| What you have to do |
Word for word, give the material below again, minus any images.

| Available data |

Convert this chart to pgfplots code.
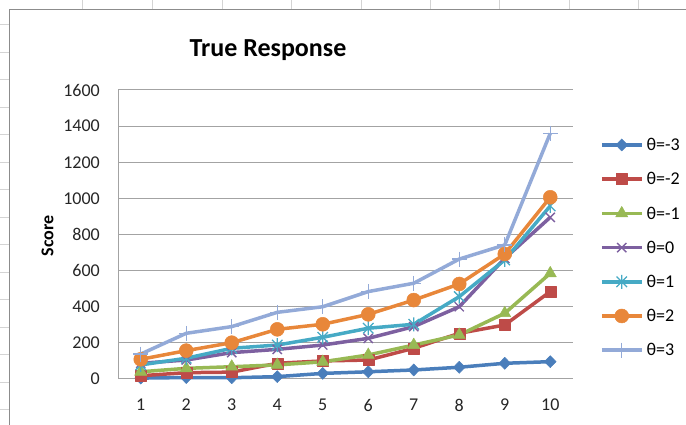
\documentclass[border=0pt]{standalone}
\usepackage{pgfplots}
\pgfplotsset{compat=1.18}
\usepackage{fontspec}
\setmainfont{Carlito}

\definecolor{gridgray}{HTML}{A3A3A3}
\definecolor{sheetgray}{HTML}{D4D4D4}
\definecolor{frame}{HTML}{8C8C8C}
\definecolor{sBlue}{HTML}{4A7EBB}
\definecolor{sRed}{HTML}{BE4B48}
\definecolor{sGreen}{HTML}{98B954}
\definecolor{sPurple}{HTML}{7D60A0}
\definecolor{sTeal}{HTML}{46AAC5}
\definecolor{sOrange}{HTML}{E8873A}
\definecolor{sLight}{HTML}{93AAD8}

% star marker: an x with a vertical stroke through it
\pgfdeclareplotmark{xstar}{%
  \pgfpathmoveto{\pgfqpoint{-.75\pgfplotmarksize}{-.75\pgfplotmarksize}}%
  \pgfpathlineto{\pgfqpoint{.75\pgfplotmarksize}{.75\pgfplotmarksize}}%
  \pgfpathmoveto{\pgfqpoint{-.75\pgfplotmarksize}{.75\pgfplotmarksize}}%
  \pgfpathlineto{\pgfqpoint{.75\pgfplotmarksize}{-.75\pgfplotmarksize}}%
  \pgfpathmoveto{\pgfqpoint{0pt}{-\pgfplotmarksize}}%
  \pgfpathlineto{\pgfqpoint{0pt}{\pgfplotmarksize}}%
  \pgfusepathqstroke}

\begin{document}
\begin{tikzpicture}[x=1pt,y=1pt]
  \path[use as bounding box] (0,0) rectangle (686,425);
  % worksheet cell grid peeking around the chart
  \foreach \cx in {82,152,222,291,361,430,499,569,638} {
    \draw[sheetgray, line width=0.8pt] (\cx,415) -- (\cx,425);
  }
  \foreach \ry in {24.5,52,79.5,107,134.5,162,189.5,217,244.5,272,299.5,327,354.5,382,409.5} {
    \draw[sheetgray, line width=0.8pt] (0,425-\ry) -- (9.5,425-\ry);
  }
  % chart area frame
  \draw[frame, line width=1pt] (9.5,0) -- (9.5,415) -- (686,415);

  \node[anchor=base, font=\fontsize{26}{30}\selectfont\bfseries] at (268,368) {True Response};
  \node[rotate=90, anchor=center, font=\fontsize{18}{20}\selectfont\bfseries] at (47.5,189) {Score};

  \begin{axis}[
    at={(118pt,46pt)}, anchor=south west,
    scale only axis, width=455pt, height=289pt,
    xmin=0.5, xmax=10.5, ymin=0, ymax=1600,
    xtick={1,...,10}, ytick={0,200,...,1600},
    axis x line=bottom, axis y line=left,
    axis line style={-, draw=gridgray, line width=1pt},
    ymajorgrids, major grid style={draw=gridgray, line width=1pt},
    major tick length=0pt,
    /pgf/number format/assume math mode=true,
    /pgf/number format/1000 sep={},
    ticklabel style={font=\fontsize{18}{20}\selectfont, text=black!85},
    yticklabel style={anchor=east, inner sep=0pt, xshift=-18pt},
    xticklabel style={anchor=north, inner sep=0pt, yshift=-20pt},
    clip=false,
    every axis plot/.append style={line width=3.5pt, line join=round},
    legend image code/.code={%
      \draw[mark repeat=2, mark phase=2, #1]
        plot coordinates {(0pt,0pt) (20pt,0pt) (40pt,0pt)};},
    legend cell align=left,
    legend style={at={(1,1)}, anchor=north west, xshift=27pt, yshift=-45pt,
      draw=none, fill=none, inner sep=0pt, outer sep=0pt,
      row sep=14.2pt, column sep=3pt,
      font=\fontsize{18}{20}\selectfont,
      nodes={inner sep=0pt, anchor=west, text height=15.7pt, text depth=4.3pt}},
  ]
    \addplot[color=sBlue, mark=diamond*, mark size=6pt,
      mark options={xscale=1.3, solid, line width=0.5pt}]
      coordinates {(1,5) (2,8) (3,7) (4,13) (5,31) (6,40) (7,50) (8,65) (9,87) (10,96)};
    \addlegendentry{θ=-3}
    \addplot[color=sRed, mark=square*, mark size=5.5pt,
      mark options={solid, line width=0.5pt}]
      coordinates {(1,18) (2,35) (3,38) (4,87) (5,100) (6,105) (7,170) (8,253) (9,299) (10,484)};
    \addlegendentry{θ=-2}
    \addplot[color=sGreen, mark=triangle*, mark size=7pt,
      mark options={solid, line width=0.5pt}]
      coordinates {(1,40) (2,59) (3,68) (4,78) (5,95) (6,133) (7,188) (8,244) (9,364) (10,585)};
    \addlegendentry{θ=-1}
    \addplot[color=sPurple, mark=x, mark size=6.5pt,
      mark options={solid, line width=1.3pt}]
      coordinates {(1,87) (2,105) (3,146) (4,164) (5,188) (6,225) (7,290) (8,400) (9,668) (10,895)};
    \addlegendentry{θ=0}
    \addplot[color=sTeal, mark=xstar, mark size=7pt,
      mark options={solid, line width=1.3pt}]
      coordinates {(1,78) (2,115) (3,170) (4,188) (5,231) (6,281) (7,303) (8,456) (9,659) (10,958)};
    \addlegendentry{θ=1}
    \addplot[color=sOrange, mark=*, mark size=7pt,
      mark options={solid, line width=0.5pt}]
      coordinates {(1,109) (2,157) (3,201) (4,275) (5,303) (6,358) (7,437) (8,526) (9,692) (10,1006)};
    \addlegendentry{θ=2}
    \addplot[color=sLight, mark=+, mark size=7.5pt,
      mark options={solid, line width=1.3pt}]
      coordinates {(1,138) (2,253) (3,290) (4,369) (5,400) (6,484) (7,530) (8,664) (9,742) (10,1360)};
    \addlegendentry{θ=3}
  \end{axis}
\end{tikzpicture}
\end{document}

| Output for this task |
Convert this chart to pgfplots code.
\documentclass[border=0pt]{standalone}
\usepackage{pgfplots}
\pgfplotsset{compat=1.18}
\usepackage{fontspec}
\setmainfont{Carlito}

\definecolor{gridgray}{HTML}{A3A3A3}
\definecolor{sheetgray}{HTML}{D4D4D4}
\definecolor{frame}{HTML}{8C8C8C}
\definecolor{sBlue}{HTML}{4A7EBB}
\definecolor{sRed}{HTML}{BE4B48}
\definecolor{sGreen}{HTML}{98B954}
\definecolor{sPurple}{HTML}{7D60A0}
\definecolor{sTeal}{HTML}{46AAC5}
\definecolor{sOrange}{HTML}{E8873A}
\definecolor{sLight}{HTML}{93AAD8}

% star marker: an x with a vertical stroke through it
\pgfdeclareplotmark{xstar}{%
  \pgfpathmoveto{\pgfqpoint{-.75\pgfplotmarksize}{-.75\pgfplotmarksize}}%
  \pgfpathlineto{\pgfqpoint{.75\pgfplotmarksize}{.75\pgfplotmarksize}}%
  \pgfpathmoveto{\pgfqpoint{-.75\pgfplotmarksize}{.75\pgfplotmarksize}}%
  \pgfpathlineto{\pgfqpoint{.75\pgfplotmarksize}{-.75\pgfplotmarksize}}%
  \pgfpathmoveto{\pgfqpoint{0pt}{-\pgfplotmarksize}}%
  \pgfpathlineto{\pgfqpoint{0pt}{\pgfplotmarksize}}%
  \pgfusepathqstroke}

\begin{document}
\begin{tikzpicture}[x=1pt,y=1pt]
  \path[use as bounding box] (0,0) rectangle (686,425);
  % worksheet cell grid peeking around the chart
  \foreach \cx in {82,152,222,291,361,430,499,569,638} {
    \draw[sheetgray, line width=0.8pt] (\cx,415) -- (\cx,425);
  }
  \foreach \ry in {24.5,52,79.5,107,134.5,162,189.5,217,244.5,272,299.5,327,354.5,382,409.5} {
    \draw[sheetgray, line width=0.8pt] (0,425-\ry) -- (9.5,425-\ry);
  }
  % chart area frame
  \draw[frame, line width=1pt] (9.5,0) -- (9.5,415) -- (686,415);

  \node[anchor=base, font=\fontsize{26}{30}\selectfont\bfseries] at (268,368) {True Response};
  \node[rotate=90, anchor=center, font=\fontsize{18}{20}\selectfont\bfseries] at (47.5,189) {Score};

  \begin{axis}[
    at={(118pt,46pt)}, anchor=south west,
    scale only axis, width=455pt, height=289pt,
    xmin=0.5, xmax=10.5, ymin=0, ymax=1600,
    xtick={1,...,10}, ytick={0,200,...,1600},
    axis x line=bottom, axis y line=left,
    axis line style={-, draw=gridgray, line width=1pt},
    ymajorgrids, major grid style={draw=gridgray, line width=1pt},
    major tick length=0pt,
    /pgf/number format/assume math mode=true,
    /pgf/number format/1000 sep={},
    ticklabel style={font=\fontsize{18}{20}\selectfont, text=black!85},
    yticklabel style={anchor=east, inner sep=0pt, xshift=-18pt},
    xticklabel style={anchor=north, inner sep=0pt, yshift=-20pt},
    clip=false,
    every axis plot/.append style={line width=3.5pt, line join=round},
    legend image code/.code={%
      \draw[mark repeat=2, mark phase=2, #1]
        plot coordinates {(0pt,0pt) (20pt,0pt) (40pt,0pt)};},
    legend cell align=left,
    legend style={at={(1,1)}, anchor=north west, xshift=27pt, yshift=-45pt,
      draw=none, fill=none, inner sep=0pt, outer sep=0pt,
      row sep=14.2pt, column sep=3pt,
      font=\fontsize{18}{20}\selectfont,
      nodes={inner sep=0pt, anchor=west, text height=15.7pt, text depth=4.3pt}},
  ]
    \addplot[color=sBlue, mark=diamond*, mark size=6pt,
      mark options={xscale=1.3, solid, line width=0.5pt}]
      coordinates {(1,5) (2,8) (3,7) (4,13) (5,31) (6,40) (7,50) (8,65) (9,87) (10,96)};
    \addlegendentry{θ=-3}
    \addplot[color=sRed, mark=square*, mark size=5.5pt,
      mark options={solid, line width=0.5pt}]
      coordinates {(1,18) (2,35) (3,38) (4,87) (5,100) (6,105) (7,170) (8,253) (9,299) (10,484)};
    \addlegendentry{θ=-2}
    \addplot[color=sGreen, mark=triangle*, mark size=7pt,
      mark options={solid, line width=0.5pt}]
      coordinates {(1,40) (2,59) (3,68) (4,78) (5,95) (6,133) (7,188) (8,244) (9,364) (10,585)};
    \addlegendentry{θ=-1}
    \addplot[color=sPurple, mark=x, mark size=6.5pt,
      mark options={solid, line width=1.3pt}]
      coordinates {(1,87) (2,105) (3,146) (4,164) (5,188) (6,225) (7,290) (8,400) (9,668) (10,895)};
    \addlegendentry{θ=0}
    \addplot[color=sTeal, mark=xstar, mark size=7pt,
      mark options={solid, line width=1.3pt}]
      coordinates {(1,78) (2,115) (3,170) (4,188) (5,231) (6,281) (7,303) (8,456) (9,659) (10,958)};
    \addlegendentry{θ=1}
    \addplot[color=sOrange, mark=*, mark size=7pt,
      mark options={solid, line width=0.5pt}]
      coordinates {(1,109) (2,157) (3,201) (4,275) (5,303) (6,358) (7,437) (8,526) (9,692) (10,1006)};
    \addlegendentry{θ=2}
    \addplot[color=sLight, mark=+, mark size=7.5pt,
      mark options={solid, line width=1.3pt}]
      coordinates {(1,138) (2,253) (3,290) (4,369) (5,400) (6,484) (7,530) (8,664) (9,742) (10,1360)};
    \addlegendentry{θ=3}
  \end{axis}
\end{tikzpicture}
\end{document}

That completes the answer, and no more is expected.